- Task to complete -
Only the lines from the start of the data through the line containing "const notes = ['「コア」は食料とエネルギーを除くベース', '出所：Bloomberg'];" should be written out, exactly as they are, with both ends included and the pictures left out.

- Data provided -
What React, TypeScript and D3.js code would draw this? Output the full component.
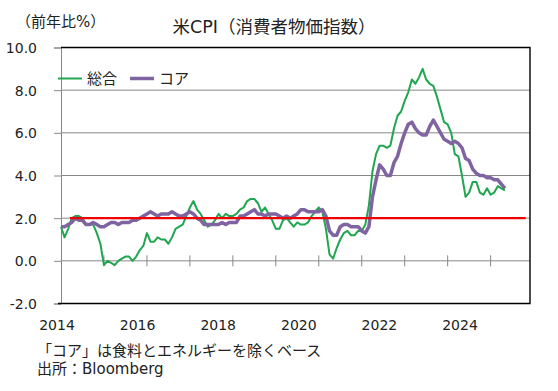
import { useEffect, useRef } from 'react';
import * as d3 from 'd3';

// 2014年1月から月次（前年比%）
const startYear = 2014;
const monthCount = 131; // 横軸は2014/1〜2024/11まで

const headline = [
    1.6, 1.1, 1.5, 2.0, 2.1, 2.1, 2.0, 1.7, 1.7, 1.7, 1.3, 0.8,
    -0.2, 0.0, -0.1, -0.2, 0.0, 0.1, 0.2, 0.2, 0.0, 0.2, 0.5, 0.7,
    1.3, 0.9, 0.9, 1.1, 1.0, 1.0, 0.8, 1.1, 1.5, 1.6, 1.7, 2.1,
    2.5, 2.8, 2.4, 2.2, 1.9, 1.6, 1.7, 1.9, 2.2, 2.0, 2.2, 2.1,
    2.1, 2.2, 2.4, 2.5, 2.8, 2.9, 2.9, 2.7, 2.3, 2.5, 2.2, 1.9,
    1.5, 1.5, 1.9, 2.0, 1.8, 1.6, 1.8, 1.7, 1.7, 1.8, 2.1, 2.3,
    2.5, 2.3, 1.5, 0.3, 0.1, 0.6, 1.0, 1.3, 1.4, 1.2, 1.2, 1.4,
    1.4, 1.7, 2.6, 4.2, 5.0, 5.4, 5.4, 5.3, 5.4, 6.2, 6.8, 7.0,
    7.5, 7.9, 8.5, 8.3, 8.6, 9.0, 8.5, 8.3, 8.2, 7.7, 7.1, 6.5,
    6.4, 6.0, 5.0, 4.9, 4.0, 3.0, 3.2, 3.7, 3.7, 3.2, 3.1, 3.4,
    3.1, 3.2, 3.5, 3.4, 3.3,
];

const core = [
    1.6, 1.6, 1.7, 1.8, 2.0, 1.9, 1.9, 1.7, 1.7, 1.8, 1.7, 1.6,
    1.6, 1.7, 1.8, 1.8, 1.7, 1.8, 1.8, 1.8, 1.9, 1.9, 2.0, 2.1,
    2.2, 2.3, 2.2, 2.1, 2.2, 2.2, 2.2, 2.3, 2.2, 2.1, 2.1, 2.2,
    2.3, 2.2, 2.0, 1.9, 1.7, 1.7, 1.7, 1.7, 1.7, 1.8, 1.7, 1.8,
    1.8, 1.8, 2.1, 2.1, 2.2, 2.3, 2.4, 2.2, 2.2, 2.1, 2.2, 2.2,
    2.2, 2.1, 2.0, 2.1, 2.0, 2.1, 2.2, 2.4, 2.4, 2.3, 2.3, 2.3,
    2.3, 2.4, 2.1, 1.4, 1.2, 1.2, 1.6, 1.7, 1.7, 1.6, 1.6, 1.6,
    1.4, 1.3, 1.6, 3.0, 3.8, 4.5, 4.3, 4.0, 4.0, 4.6, 4.9, 5.5,
    6.0, 6.4, 6.5, 6.2, 6.0, 5.9, 5.9, 6.3, 6.6, 6.3, 6.0, 5.7,
    5.6, 5.5, 5.6, 5.5, 5.3, 4.8, 4.7, 4.3, 4.1, 4.0, 4.0, 3.9,
    3.9, 3.8, 3.8, 3.6, 3.4,
];

const target = 2.0;
const targetRange = [2.5, 129.8]; // 赤線の始点・終点（月インデックス）

const yTicks = [-2, 0, 2, 4, 6, 8, 10];
const yearLabels = ['2014', '2016', '2018', '2020', '2022', '2024'];

const title = '米CPI（消費者物価指数）';
const unitLabel = '（前年比%）';
const notes = ['「コア」は食料とエネルギーを除くベース', '出所：Bloomberg'];

const seriesDefs = [
    { name: '総合', values: headline, color: '#1fa64f', width: 2 },
    { name: 'コア', values: core, color: '#8064a2', width: 3.5 },
];

const FONT = "Meiryo, 'DejaVu Sans', 'Noto Sans CJK JP', sans-serif";

const App = () => {
    const svgRef = useRef<SVGSVGElement | null>(null);

    useEffect(() => {
        if (!svgRef.current) return;
        const svg = d3.select(svgRef.current);
        svg.selectAll('*').remove();

        const width = 558;
        const height = 391;
        const margin = { top: 47.5, right: 28, bottom: 87.5, left: 61 };
        const right = width - margin.right;
        const bottom = height - margin.bottom;

        const x = d3.scaleLinear().domain([0, monthCount]).range([margin.left, right]);
        const y = d3.scaleLinear().domain([-2, 10]).range([bottom, margin.top]);

        svg.attr('font-family', FONT);

        // gridlines
        svg.append('g')
            .selectAll('line')
            .data(yTicks.filter(t => t > -2 && t < 10))
            .join('line')
            .attr('x1', margin.left)
            .attr('x2', right)
            .attr('y1', d => y(d))
            .attr('y2', d => y(d))
            .attr('stroke', '#888')
            .attr('stroke-width', 1);

        // left axis with outward ticks
        const yAxis = svg.append('g')
            .attr('transform', `translate(${margin.left},0)`)
            .call(d3.axisLeft(y).tickValues(yTicks).tickSize(7).tickFormat(d => (+d).toFixed(1)));
        yAxis.select('.domain').attr('stroke', '#888');
        yAxis.selectAll('.tick line').attr('stroke', '#888');
        yAxis.selectAll('.tick text')
            .attr('fill', '#222')
            .attr('font-size', 14)
            .attr('font-family', FONT)
            .attr('x', -24)
            .attr('dy', '0.36em');

        // x ticks at each January, crossing the zero line
        const janIdx = d3.range(12, monthCount, 12);
        svg.append('g')
            .selectAll('line')
            .data(janIdx)
            .join('line')
            .attr('x1', d => x(d))
            .attr('x2', d => x(d))
            .attr('y1', y(0) - 5.5)
            .attr('y2', y(0) + 5.5)
            .attr('stroke', '#888');

        // plot border (top, right, bottom)
        svg.append('path')
            .attr('d', `M${margin.left},${margin.top}H${right}V${bottom}H${margin.left - 3}`)
            .attr('fill', 'none')
            .attr('stroke', '#000')
            .attr('stroke-width', 1.4);

        // series
        const line = d3.line<number>()
            .x((_, i) => x(i))
            .y(d => y(d));

        seriesDefs.forEach(s => {
            svg.append('path')
                .datum(s.values)
                .attr('d', line)
                .attr('fill', 'none')
                .attr('stroke', s.color)
                .attr('stroke-width', s.width)
                .attr('stroke-linejoin', 'round');
        });

        // 2% line
        svg.append('line')
            .attr('x1', x(targetRange[0]))
            .attr('x2', x(targetRange[1]))
            .attr('y1', y(target))
            .attr('y2', y(target))
            .attr('stroke', '#f00000')
            .attr('stroke-width', 2.2);

        // year labels (evenly spaced text boxes)
        const labelX = d3.scalePoint().domain(yearLabels).range([57, 460]);
        svg.append('g')
            .selectAll('text')
            .data(yearLabels)
            .join('text')
            .attr('x', d => labelX(d) as number)
            .attr('y', 330)
            .attr('text-anchor', 'middle')
            .attr('font-size', 14)
            .attr('fill', '#222')
            .text(d => d);

        // legend
        const legend = svg.append('g')
            .selectAll('g')
            .data(seriesDefs)
            .join('g')
            .attr('transform', (_, i) => `translate(${58 + i * 72},78.5)`);
        legend.append('line')
            .attr('x1', 0)
            .attr('x2', 24)
            .attr('stroke', d => d.color)
            .attr('stroke-width', d => d.width);
        legend.append('text')
            .attr('x', 29)
            .attr('dy', '0.36em')
            .attr('font-size', 15)
            .attr('fill', '#222')
            .text(d => d.name);

        // titles and notes
        svg.append('text')
            .attr('x', 274)
            .attr('y', 33)
            .attr('text-anchor', 'middle')
            .attr('font-size', 17.5)
            .attr('fill', '#222')
            .text(title);

        svg.append('text')
            .attr('x', 16)
            .attr('y', 27)
            .attr('font-size', 15)
            .attr('fill', '#222')
            .text(unitLabel);

        svg.append('g')
            .selectAll('text')
            .data(notes)
            .join('text')
            .attr('x', 37)
            .attr('y', (_, i) => 356 + i * 18)
            .attr('font-size', 15)
            .attr('fill', '#222')
            .text(d => d);
    }, []);

    return (
        <svg
            ref={svgRef}
            width={558}
            height={391}
            style={{ position: 'absolute', left: 0, top: 0, background: '#fff' }}
        />
    );
};

export default App;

- Exercise output -
What React, TypeScript and D3.js code would draw this? Output the full component.
import { useEffect, useRef } from 'react';
import * as d3 from 'd3';

// 2014年1月から月次（前年比%）
const startYear = 2014;
const monthCount = 131; // 横軸は2014/1〜2024/11まで

const headline = [
    1.6, 1.1, 1.5, 2.0, 2.1, 2.1, 2.0, 1.7, 1.7, 1.7, 1.3, 0.8,
    -0.2, 0.0, -0.1, -0.2, 0.0, 0.1, 0.2, 0.2, 0.0, 0.2, 0.5, 0.7,
    1.3, 0.9, 0.9, 1.1, 1.0, 1.0, 0.8, 1.1, 1.5, 1.6, 1.7, 2.1,
    2.5, 2.8, 2.4, 2.2, 1.9, 1.6, 1.7, 1.9, 2.2, 2.0, 2.2, 2.1,
    2.1, 2.2, 2.4, 2.5, 2.8, 2.9, 2.9, 2.7, 2.3, 2.5, 2.2, 1.9,
    1.5, 1.5, 1.9, 2.0, 1.8, 1.6, 1.8, 1.7, 1.7, 1.8, 2.1, 2.3,
    2.5, 2.3, 1.5, 0.3, 0.1, 0.6, 1.0, 1.3, 1.4, 1.2, 1.2, 1.4,
    1.4, 1.7, 2.6, 4.2, 5.0, 5.4, 5.4, 5.3, 5.4, 6.2, 6.8, 7.0,
    7.5, 7.9, 8.5, 8.3, 8.6, 9.0, 8.5, 8.3, 8.2, 7.7, 7.1, 6.5,
    6.4, 6.0, 5.0, 4.9, 4.0, 3.0, 3.2, 3.7, 3.7, 3.2, 3.1, 3.4,
    3.1, 3.2, 3.5, 3.4, 3.3,
];

const core = [
    1.6, 1.6, 1.7, 1.8, 2.0, 1.9, 1.9, 1.7, 1.7, 1.8, 1.7, 1.6,
    1.6, 1.7, 1.8, 1.8, 1.7, 1.8, 1.8, 1.8, 1.9, 1.9, 2.0, 2.1,
    2.2, 2.3, 2.2, 2.1, 2.2, 2.2, 2.2, 2.3, 2.2, 2.1, 2.1, 2.2,
    2.3, 2.2, 2.0, 1.9, 1.7, 1.7, 1.7, 1.7, 1.7, 1.8, 1.7, 1.8,
    1.8, 1.8, 2.1, 2.1, 2.2, 2.3, 2.4, 2.2, 2.2, 2.1, 2.2, 2.2,
    2.2, 2.1, 2.0, 2.1, 2.0, 2.1, 2.2, 2.4, 2.4, 2.3, 2.3, 2.3,
    2.3, 2.4, 2.1, 1.4, 1.2, 1.2, 1.6, 1.7, 1.7, 1.6, 1.6, 1.6,
    1.4, 1.3, 1.6, 3.0, 3.8, 4.5, 4.3, 4.0, 4.0, 4.6, 4.9, 5.5,
    6.0, 6.4, 6.5, 6.2, 6.0, 5.9, 5.9, 6.3, 6.6, 6.3, 6.0, 5.7,
    5.6, 5.5, 5.6, 5.5, 5.3, 4.8, 4.7, 4.3, 4.1, 4.0, 4.0, 3.9,
    3.9, 3.8, 3.8, 3.6, 3.4,
];

const target = 2.0;
const targetRange = [2.5, 129.8]; // 赤線の始点・終点（月インデックス）

const yTicks = [-2, 0, 2, 4, 6, 8, 10];
const yearLabels = ['2014', '2016', '2018', '2020', '2022', '2024'];

const title = '米CPI（消費者物価指数）';
const unitLabel = '（前年比%）';
const notes = ['「コア」は食料とエネルギーを除くベース', '出所：Bloomberg'];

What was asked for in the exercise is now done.